A NEED FOR COMPLETION

Having just  finished the Shaw family history book,  British Roots, Colonial Branches, the book documenting my paternal grandmother's mostly English family, I am starting in earnest on my fifth family history book.  This book will document the Schulien family who originally came from the town of Losheim in the Saarland area of Germany.  Several branches came to this country in the 1800s, one of which was that of my maternal great, great grandfather Mathias Schulien.

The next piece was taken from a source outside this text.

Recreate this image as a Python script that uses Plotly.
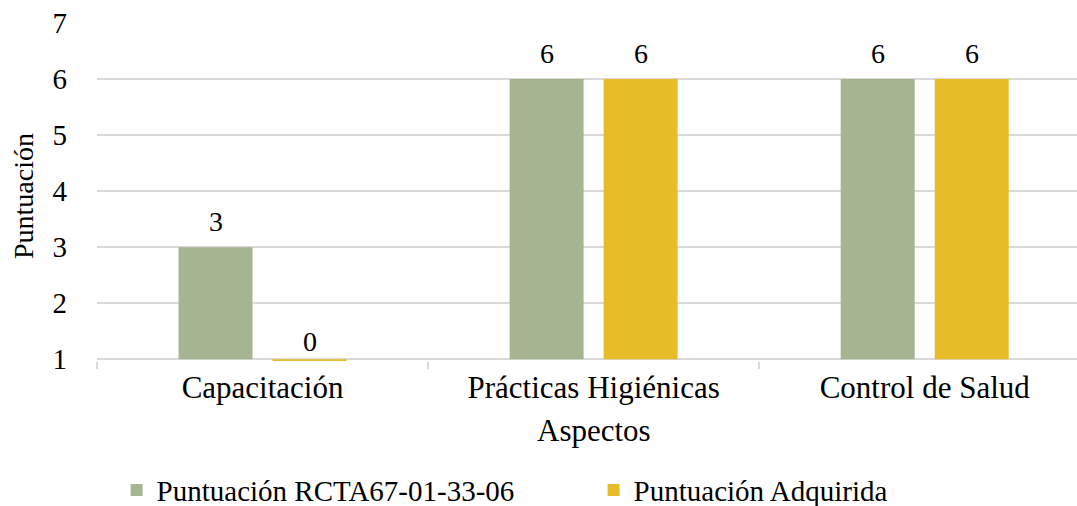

Mathias and his wife Maria Petry had four children in Germany before they emigrated and settled in Ohio.  After arriving in America, they had one more child, Joseph, who was my great grandfather.  Joseph married Mary Gertrude Frecker, also from a German family, and they had 8 children, including my maternal grandmother, Mary Bernadine Schulien or "Bernie," as everyone called her, including some of her grandchildren.

Bernie and her husband Alfred Mueller had 5 children before Alfred was killed in a train accident. The youngest child was my mother, Frances.

While I had a close relationship with my grandmother, aunts and uncles in the Schulien-Mueller clan, I did not know too many extended family members.  I remember hearing my mother speak fondly of all of them, so I do remember names.  And I did visit a few, so I have some memories of those visits.  But other than that, I have had to start from a place of ignorance regarding the larger extended family.  Fortunately my cousins Jim Lisk and Tim Schulien, who lived in Ohio in their youth, have helped me get started and fill out much of the more recent generations.

And so, for the past few weeks, I have buried myself in the Schulien family tree and I have to say, the task is monumental.  These Schuliens certainly did not have fertility problems.  Most of the families, in both Germany and the United States, had at least five or six children, and many had ten or twelve.  Needless to say, in trying to trace each branch of the family to the present day, the sheer number of individuals is overwhelming.  And it is easy to get lost.  Then, just when I think I have a handle on things, I find that there are several intermarriages, making me loop back to another family which is already in the family tree, whereupon I get completely lost in the weeds.

This afternoon, I've spent hours on just a handful of people.  I was working on some descandents of one of the Schuliens, whose family name is Kehres.  I found three men with the same first name and surname Kehres, all born within a year or two of each other and it took me two hours to figure out which one belonged in my tree.  I tell myself I shouldn't care about these second cousins, once removed, or 1st cousins, 3 times removed, but I have this need for completion, and unless I can come close to completing this tree, I won't be satisfied.

It's hard to explain to someone who doesn't do genealogy, but it's sort of like trying to finish a jigsaw puzzle or a crossword that you've started.   It isn't good enough to have the puzzle finished except for a few pieces the dog chewed up, or that might have gotten lost.  It isn't okay to be minus two or three words in that crossword.  You won't rest until you finish.

Of course, doing a family tree that dates all the way back to 1790 is a bit different.  No, it's a lot different. To find all the records and verification on just one person can take hours or days.  Other people are much easier to find.  But I have learned that every family history book I do takes about a year of full time work - work that is a labor of love, I might add, as I get no income from this.  This tree, however, might take a bit longer.  The fact is, I don't want to work full time on it as I have other things I enjoy doing, so it might take more like two years.

Sometimes, because of the way it drives me to continue searching, I wish I had never started.  Other times I tell myself that this is something I'm really good at - finding hard to find people -  and I know the finished product - a family history book that will endure long past the time when I'm on this planet, will be something I will be proud to complete.